RECORDS TO USE start

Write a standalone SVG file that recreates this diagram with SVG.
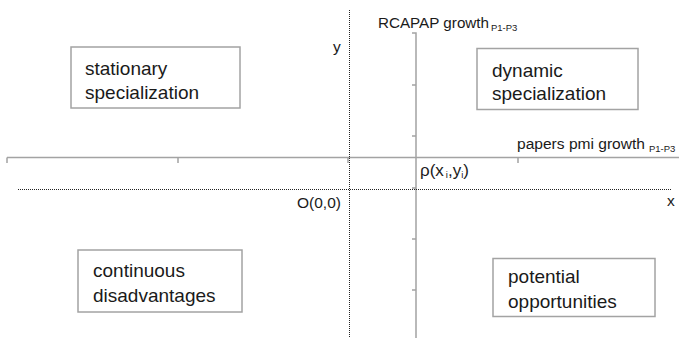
<svg xmlns="http://www.w3.org/2000/svg" width="679" height="338" viewBox="0 0 679 338">
<style>
text{font-family:"Liberation Sans",Arial,sans-serif;fill:#1a1a1a}
.lbl{font-size:15.5px}
.sub{font-size:9.5px}
.big{font-size:19px}
.axis{stroke:#a3a3a3;stroke-width:1.5;fill:none}
.dot{stroke:#222;stroke-width:1;stroke-dasharray:1 1;fill:none}
.box{fill:#fff;stroke:#a3a3a3;stroke-width:1.5}
</style>
<rect width="679" height="338" fill="#fff"/>
<g id="connectors">
<path class="axis" d="M412 33H416V338M7 157.5H679"/>
<path class="axis" d="M412 85H416M412 136H416M412 188H416M412 239H416M412 290H416"/>
<path class="axis" d="M7 157.5V163M178 157.5V163M348 157.5V163M518 157.5V163"/>
<path class="dot" d="M349.5 10V338"/>
<path class="dot" d="M18 189.5H671"/>
</g>
<g id="axis-labels">
<text class="lbl" x="378" y="27.5" textLength="111" lengthAdjust="spacingAndGlyphs">RCAPAP growth</text>
<text class="sub" x="491" y="31">P1-P3</text>
<text class="lbl" x="517" y="148.5" textLength="128" lengthAdjust="spacingAndGlyphs">papers pmi growth</text>
<text class="sub" x="649" y="152">P1-P3</text>
<text class="lbl" x="333" y="52">y</text>
<text class="lbl" x="667" y="206">x</text>
<text class="lbl" x="297" y="207.5">O(0,0)</text>
<text x="420" y="175.5" style="font-size:17px">ρ(x<tspan class="sub" dx="2" dy="2">i</tspan><tspan dy="-2">,y</tspan><tspan class="sub" dy="2">i</tspan><tspan dy="-2">)</tspan></text>
</g>
<g id="stationary">
<rect class="box" x="71" y="47" width="169" height="61"/>
<text class="big" x="85" y="75">stationary</text>
<text class="big" x="85" y="98.5">specialization</text>
</g>
<g id="dynamic">
<rect class="box" x="477" y="48.5" width="161" height="61"/>
<text class="big" x="492" y="77">dynamic</text>
<text class="big" x="492" y="100">specialization</text>
</g>
<g id="continuous">
<rect class="box" x="78" y="250" width="164" height="62"/>
<text class="big" x="93" y="277">continuous</text>
<text class="big" x="93" y="302">disadvantages</text>
</g>
<g id="potential">
<rect class="box" x="493" y="258.5" width="162" height="58"/>
<text class="big" x="508" y="283">potential</text>
<text class="big" x="508" y="307.5">opportunities</text>
</g>
</svg>
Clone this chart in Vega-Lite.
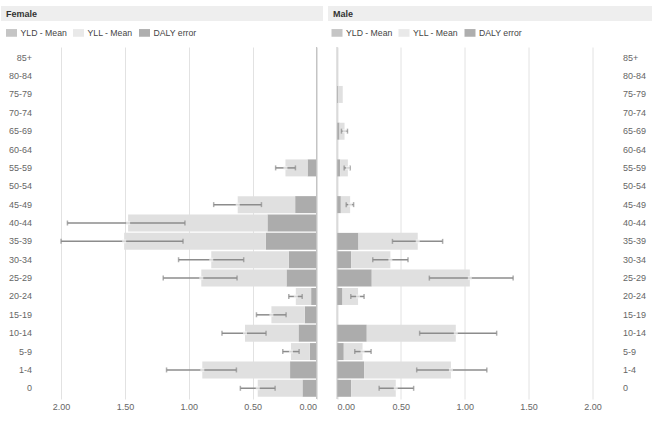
{
  "$schema": "https://vega.github.io/schema/vega-lite/v6.json",
  "padding": {"left": 1, "top": 6, "right": 0, "bottom": 0},
  "background": "white",
  "config": {
    "font": "Liberation Sans",
    "view": {"stroke": null},
    "axis": {"labelFont": "Liberation Sans", "labelFontSize": 9, "labelColor": "#666666", "ticks": false, "domain": false, "title": null},
    "legend": {"labelFont": "Liberation Sans", "labelFontSize": 8.7, "labelColor": "#444444"}
  },
  "datasets": {
    "bars": [
      {"sex": "Female", "age": "55-59", "measure": "YLD - Mean", "value": 0.07},
      {"sex": "Female", "age": "55-59", "measure": "YLL - Mean", "value": 0.173},
      {"sex": "Female", "age": "45-49", "measure": "YLD - Mean", "value": 0.167},
      {"sex": "Female", "age": "45-49", "measure": "YLL - Mean", "value": 0.45},
      {"sex": "Female", "age": "40-44", "measure": "YLD - Mean", "value": 0.384},
      {"sex": "Female", "age": "40-44", "measure": "YLL - Mean", "value": 1.091},
      {"sex": "Female", "age": "35-39", "measure": "YLD - Mean", "value": 0.397},
      {"sex": "Female", "age": "35-39", "measure": "YLL - Mean", "value": 1.109},
      {"sex": "Female", "age": "30-34", "measure": "YLD - Mean", "value": 0.217},
      {"sex": "Female", "age": "30-34", "measure": "YLL - Mean", "value": 0.607},
      {"sex": "Female", "age": "25-29", "measure": "YLD - Mean", "value": 0.235},
      {"sex": "Female", "age": "25-29", "measure": "YLL - Mean", "value": 0.667},
      {"sex": "Female", "age": "20-24", "measure": "YLD - Mean", "value": 0.042},
      {"sex": "Female", "age": "20-24", "measure": "YLL - Mean", "value": 0.12},
      {"sex": "Female", "age": "15-19", "measure": "YLD - Mean", "value": 0.092},
      {"sex": "Female", "age": "15-19", "measure": "YLL - Mean", "value": 0.261},
      {"sex": "Female", "age": "10-14", "measure": "YLD - Mean", "value": 0.141},
      {"sex": "Female", "age": "10-14", "measure": "YLL - Mean", "value": 0.419},
      {"sex": "Female", "age": "5-9", "measure": "YLD - Mean", "value": 0.052},
      {"sex": "Female", "age": "5-9", "measure": "YLL - Mean", "value": 0.148},
      {"sex": "Female", "age": "1-4", "measure": "YLD - Mean", "value": 0.207},
      {"sex": "Female", "age": "1-4", "measure": "YLL - Mean", "value": 0.687},
      {"sex": "Female", "age": "0", "measure": "YLD - Mean", "value": 0.11},
      {"sex": "Female", "age": "0", "measure": "YLL - Mean", "value": 0.35},
      {"sex": "Male", "age": "75-79", "measure": "YLD - Mean", "value": 0.008},
      {"sex": "Male", "age": "75-79", "measure": "YLL - Mean", "value": 0.037},
      {"sex": "Male", "age": "65-69", "measure": "YLD - Mean", "value": 0.02},
      {"sex": "Male", "age": "65-69", "measure": "YLL - Mean", "value": 0.039},
      {"sex": "Male", "age": "55-59", "measure": "YLD - Mean", "value": 0.025},
      {"sex": "Male", "age": "55-59", "measure": "YLL - Mean", "value": 0.06},
      {"sex": "Male", "age": "45-49", "measure": "YLD - Mean", "value": 0.03},
      {"sex": "Male", "age": "45-49", "measure": "YLL - Mean", "value": 0.073},
      {"sex": "Male", "age": "35-39", "measure": "YLD - Mean", "value": 0.168},
      {"sex": "Male", "age": "35-39", "measure": "YLL - Mean", "value": 0.464},
      {"sex": "Male", "age": "30-34", "measure": "YLD - Mean", "value": 0.111},
      {"sex": "Male", "age": "30-34", "measure": "YLL - Mean", "value": 0.307},
      {"sex": "Male", "age": "25-29", "measure": "YLD - Mean", "value": 0.272},
      {"sex": "Male", "age": "25-29", "measure": "YLL - Mean", "value": 0.768},
      {"sex": "Male", "age": "20-24", "measure": "YLD - Mean", "value": 0.043},
      {"sex": "Male", "age": "20-24", "measure": "YLL - Mean", "value": 0.122},
      {"sex": "Male", "age": "10-14", "measure": "YLD - Mean", "value": 0.233},
      {"sex": "Male", "age": "10-14", "measure": "YLL - Mean", "value": 0.697},
      {"sex": "Male", "age": "5-9", "measure": "YLD - Mean", "value": 0.053},
      {"sex": "Male", "age": "5-9", "measure": "YLL - Mean", "value": 0.147},
      {"sex": "Male", "age": "1-4", "measure": "YLD - Mean", "value": 0.212},
      {"sex": "Male", "age": "1-4", "measure": "YLL - Mean", "value": 0.68},
      {"sex": "Male", "age": "0", "measure": "YLD - Mean", "value": 0.111},
      {"sex": "Male", "age": "0", "measure": "YLL - Mean", "value": 0.349}
    ],
    "errors": [
      {"sex": "Female", "age": "55-59", "daly": 0.243, "lo": 0.165, "hi": 0.32},
      {"sex": "Female", "age": "45-49", "daly": 0.617, "lo": 0.431, "hi": 0.805},
      {"sex": "Female", "age": "40-44", "daly": 1.475, "lo": 1.03, "hi": 1.95},
      {"sex": "Female", "age": "35-39", "daly": 1.506, "lo": 1.045, "hi": 2.0},
      {"sex": "Female", "age": "30-34", "daly": 0.824, "lo": 0.57, "hi": 1.08},
      {"sex": "Female", "age": "25-29", "daly": 0.902, "lo": 0.622, "hi": 1.2},
      {"sex": "Female", "age": "20-24", "daly": 0.162, "lo": 0.112, "hi": 0.217},
      {"sex": "Female", "age": "15-19", "daly": 0.353, "lo": 0.238, "hi": 0.47},
      {"sex": "Female", "age": "10-14", "daly": 0.56, "lo": 0.395, "hi": 0.74},
      {"sex": "Female", "age": "5-9", "daly": 0.2, "lo": 0.136, "hi": 0.264},
      {"sex": "Female", "age": "1-4", "daly": 0.894, "lo": 0.627, "hi": 1.174},
      {"sex": "Female", "age": "0", "daly": 0.46, "lo": 0.324, "hi": 0.596},
      {"sex": "Male", "age": "65-69", "daly": 0.059, "lo": 0.035, "hi": 0.082},
      {"sex": "Male", "age": "55-59", "daly": 0.085, "lo": 0.056, "hi": 0.103},
      {"sex": "Male", "age": "45-49", "daly": 0.103, "lo": 0.072, "hi": 0.13},
      {"sex": "Male", "age": "35-39", "daly": 0.632, "lo": 0.434, "hi": 0.827},
      {"sex": "Male", "age": "30-34", "daly": 0.418, "lo": 0.28, "hi": 0.556},
      {"sex": "Male", "age": "25-29", "daly": 1.04, "lo": 0.723, "hi": 1.379},
      {"sex": "Male", "age": "20-24", "daly": 0.165, "lo": 0.108, "hi": 0.212},
      {"sex": "Male", "age": "10-14", "daly": 0.93, "lo": 0.647, "hi": 1.25},
      {"sex": "Male", "age": "5-9", "daly": 0.2, "lo": 0.139, "hi": 0.267},
      {"sex": "Male", "age": "1-4", "daly": 0.892, "lo": 0.624, "hi": 1.173},
      {"sex": "Male", "age": "0", "daly": 0.46, "lo": 0.33, "hi": 0.6}
    ]
  },
  "vconcat": [
    {
      "hconcat": [
        {
          "width": 322, "height": 15,
          "view": {"fill": "#eeeeee", "stroke": null},
          "data": {"values": [{"panel": "Female"}]},
          "mark": {"type": "text", "align": "left", "baseline": "middle", "fontWeight": "bold", "fontSize": 9, "dx": 5, "color": "#333333"},
          "encoding": {
            "text": {"field": "panel"},
            "x": {"datum": 0, "type": "quantitative", "scale": {"domain": [0, 1]}, "axis": null}
          }
        },
        {
          "width": 324, "height": 15,
          "view": {"fill": "#eeeeee", "stroke": null},
          "data": {"values": [{"panel": "Male"}]},
          "mark": {"type": "text", "align": "left", "baseline": "middle", "fontWeight": "bold", "fontSize": 9, "dx": 5, "color": "#333333"},
          "encoding": {
            "text": {"field": "panel"},
            "x": {"datum": 0, "type": "quantitative", "scale": {"domain": [0, 1]}, "axis": null}
          }
        }
      ],
      "spacing": 5,
      "resolve": {"scale": {"x": "independent"}}
    },
    {
      "hconcat": [
        {
          "width": 315.5, "height": 352,
          "layer": [
            {
              "data": {"name": "bars"},
              "transform": [{"filter": "datum.sex === 'Female'"}],
              "mark": {"type": "bar"},
              "encoding": {
                "y": {"field": "age", "type": "nominal", "scale": {"domain": ["85+", "80-84", "75-79", "70-74", "65-69", "60-64", "55-59", "50-54", "45-49", "40-44", "35-39", "30-34", "25-29", "20-24", "15-19", "10-14", "5-9", "1-4", "0"], "paddingInner": 0.075, "paddingOuter": 0.12}, "axis": {"orient": "left", "labelPadding": 4, "offset": -34.5, "grid": false}},
                "x": {"field": "value", "type": "quantitative", "stack": "zero", "scale": {"domain": [0, 2.2], "range": [315.5, 34.5], "nice": false, "zero": false}, "axis": {"values": [0, 0.5, 1, 1.5, 2], "format": ".2f", "grid": true, "gridColor": "#e2e2e2", "labelPadding": 3}},
                "color": {"field": "measure", "type": "nominal", "scale": {"domain": ["YLD - Mean", "YLL - Mean", "DALY error"], "range": ["#acacac", "#e0e0e0", "#8c8c8c"]}, "legend": {"orient": "none", "legendX": 0, "legendY": -25, "direction": "horizontal", "padding": 5, "symbolType": "M-1,-0.7H1V0.7H-1Z", "symbolSize": 121, "symbolStrokeWidth": 0, "symbolOpacity": 1, "labelOffset": 3.5, "columnPadding": 6, "title": null}}
              }
            },
            {
              "data": {"values": [{"baseline": 0}]},
              "mark": {"type": "rule", "color": "#c4c4c4", "strokeWidth": 1},
              "encoding": {"x": {"field": "baseline", "type": "quantitative"}}
            },
            {
              "data": {"name": "errors"},
              "transform": [{"filter": "datum.sex === 'Female'"}],
              "mark": {"type": "rule", "strokeWidth": 1.5},
              "encoding": {
                "y": {"field": "age", "type": "nominal"},
                "x": {"field": "lo", "type": "quantitative"},
                "x2": {"field": "hi"},
                "color": {"datum": "DALY error"}
              }
            },
            {
              "data": {"name": "errors"},
              "transform": [{"filter": "datum.sex === 'Female'"}, {"fold": ["lo", "hi"], "as": ["end", "edge"]}],
              "mark": {"type": "tick", "thickness": 1.5, "size": 5},
              "encoding": {
                "y": {"field": "age", "type": "nominal"},
                "x": {"field": "edge", "type": "quantitative"},
                "color": {"datum": "DALY error"}
              }
            },
            {
              "data": {"name": "errors"},
              "transform": [{"filter": "datum.sex === 'Female'"}],
              "mark": {"type": "tick", "thickness": 4, "size": 4, "color": "#f4f4f4"},
              "encoding": {
                "y": {"field": "age", "type": "nominal"},
                "x": {"field": "daly", "type": "quantitative"}
              }
            }
          ]
        },
        {
          "width": 291.5, "height": 352,
          "layer": [
            {
              "data": {"name": "bars"},
              "transform": [{"filter": "datum.sex === 'Male'"}],
              "mark": {"type": "bar"},
              "encoding": {
                "y": {"field": "age", "type": "nominal", "scale": {"domain": ["85+", "80-84", "75-79", "70-74", "65-69", "60-64", "55-59", "50-54", "45-49", "40-44", "35-39", "30-34", "25-29", "20-24", "15-19", "10-14", "5-9", "1-4", "0"], "paddingInner": 0.075, "paddingOuter": 0.12}, "axis": {"orient": "right", "labelPadding": 4.5, "grid": false}},
                "x": {"field": "value", "type": "quantitative", "stack": "zero", "scale": {"domain": [0, 2.2], "range": [10.5, 291.5], "nice": false, "zero": false}, "axis": {"values": [0, 0.5, 1, 1.5, 2], "format": ".2f", "grid": true, "gridColor": "#e2e2e2", "labelPadding": 3}},
                "color": {"field": "measure", "type": "nominal", "scale": {"domain": ["YLD - Mean", "YLL - Mean", "DALY error"], "range": ["#acacac", "#e0e0e0", "#8c8c8c"]}, "legend": {"orient": "none", "legendX": 0, "legendY": -25, "direction": "horizontal", "padding": 5, "symbolType": "M-1,-0.7H1V0.7H-1Z", "symbolSize": 121, "symbolStrokeWidth": 0, "symbolOpacity": 1, "labelOffset": 3.5, "columnPadding": 6, "title": null}}
              }
            },
            {
              "data": {"values": [{"baseline": 0}]},
              "mark": {"type": "rule", "color": "#c4c4c4", "strokeWidth": 1},
              "encoding": {"x": {"field": "baseline", "type": "quantitative"}}
            },
            {
              "data": {"name": "errors"},
              "transform": [{"filter": "datum.sex === 'Male'"}],
              "mark": {"type": "rule", "strokeWidth": 1.5},
              "encoding": {
                "y": {"field": "age", "type": "nominal"},
                "x": {"field": "lo", "type": "quantitative"},
                "x2": {"field": "hi"},
                "color": {"datum": "DALY error"}
              }
            },
            {
              "data": {"name": "errors"},
              "transform": [{"filter": "datum.sex === 'Male'"}, {"fold": ["lo", "hi"], "as": ["end", "edge"]}],
              "mark": {"type": "tick", "thickness": 1.5, "size": 5},
              "encoding": {
                "y": {"field": "age", "type": "nominal"},
                "x": {"field": "edge", "type": "quantitative"},
                "color": {"datum": "DALY error"}
              }
            },
            {
              "data": {"name": "errors"},
              "transform": [{"filter": "datum.sex === 'Male'"}],
              "mark": {"type": "tick", "thickness": 4, "size": 4, "color": "#f4f4f4"},
              "encoding": {
                "y": {"field": "age", "type": "nominal"},
                "x": {"field": "daly", "type": "quantitative"}
              }
            }
          ]
        }
      ],
      "spacing": 9.5,
      "resolve": {"scale": {"color": "independent", "x": "independent", "y": "independent"}}
    }
  ],
  "spacing": 1
}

RECORDS TO USE end

Pick out the lines containing the word "this" and show them.

_TASK RESULT_:
Write a standalone SVG file that recreates this diagram with SVG.
Clone this chart in Vega-Lite.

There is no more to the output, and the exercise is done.